NOAA debunks assertions that global warming has spurred more hurricanes
If your liver is hearty enough, you could play a drinking game over the rest of the holiday weekend, quaffing a shot of your favorite spirits every time you hear global warming mentioned in connection with the approach of Hurricane Dorian. Just don’t plan on getting behind the wheel until at least Tuesday.
The basic strategy of the Left pushing state control of all energy usage as a means to total power is to blame any inclement weather on the carbon dioxide emissions that make the earth greener with more vegetation. Any weather event that inflicts mayhem on humans is fair game for exploitation in their eyes.
In the face of this, kudos to the National Oceanographic and Atmospheric Administration (NOAA) for debunking the claims that hurricanes are becoming more frequent due to CO2-caused global warming. The wording is highly understated, and buried in the middle of a very long report, but here they are:
it is premature to conclude with high confidence that human activities–and particularly greenhouse gas emissions that cause global warming–have already had a detectable impact on hurricane activity.
I don’t like the implication of the word “premature” that sooner or later such a conclusion will be forthcoming.

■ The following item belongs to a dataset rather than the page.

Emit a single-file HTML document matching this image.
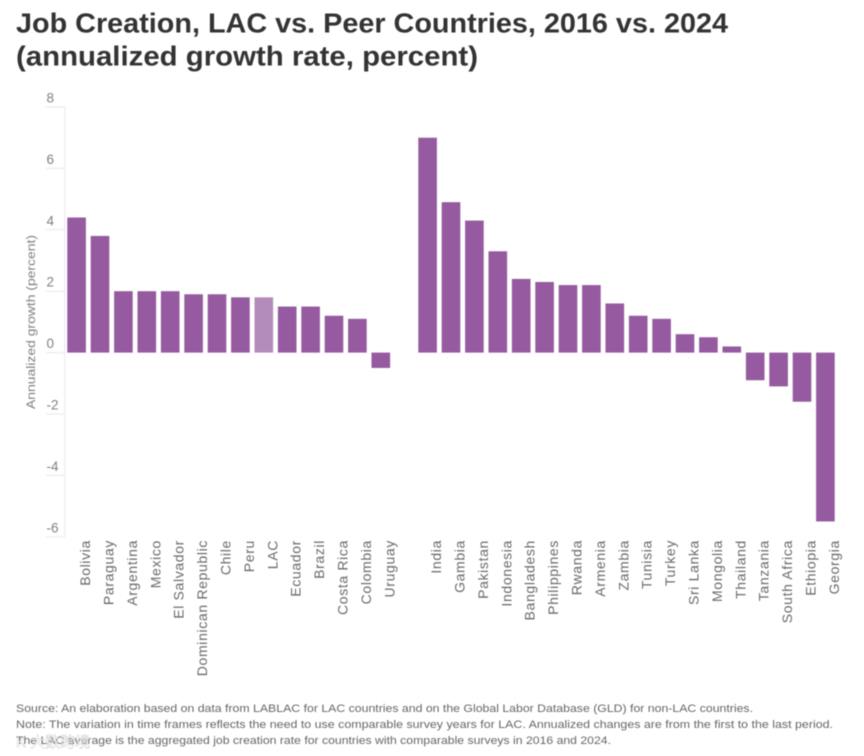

But Marc Morano of Climate Depot understands their importance and highlights this much worse extension of such unfounded projections about what the evidence doesn’t support, but they want to believe that someday it will support.
Always important to know the difference between the past and the future: NOAA GFDL: “it is likely that greenhouse warming will cause hurricanes in the coming century to be more intense globally and have higher rainfall rates than present-day hurricanes.”
— Roger Pielke Jr. (@RogerPielkeJr) August 31, 2019
Slowly, slowly, the facts are emerging that undercut the warmists’ doomsday theology masquerading as science. The institutional resistance to what the data show is illustrated by NOAA’s equivocations within this report.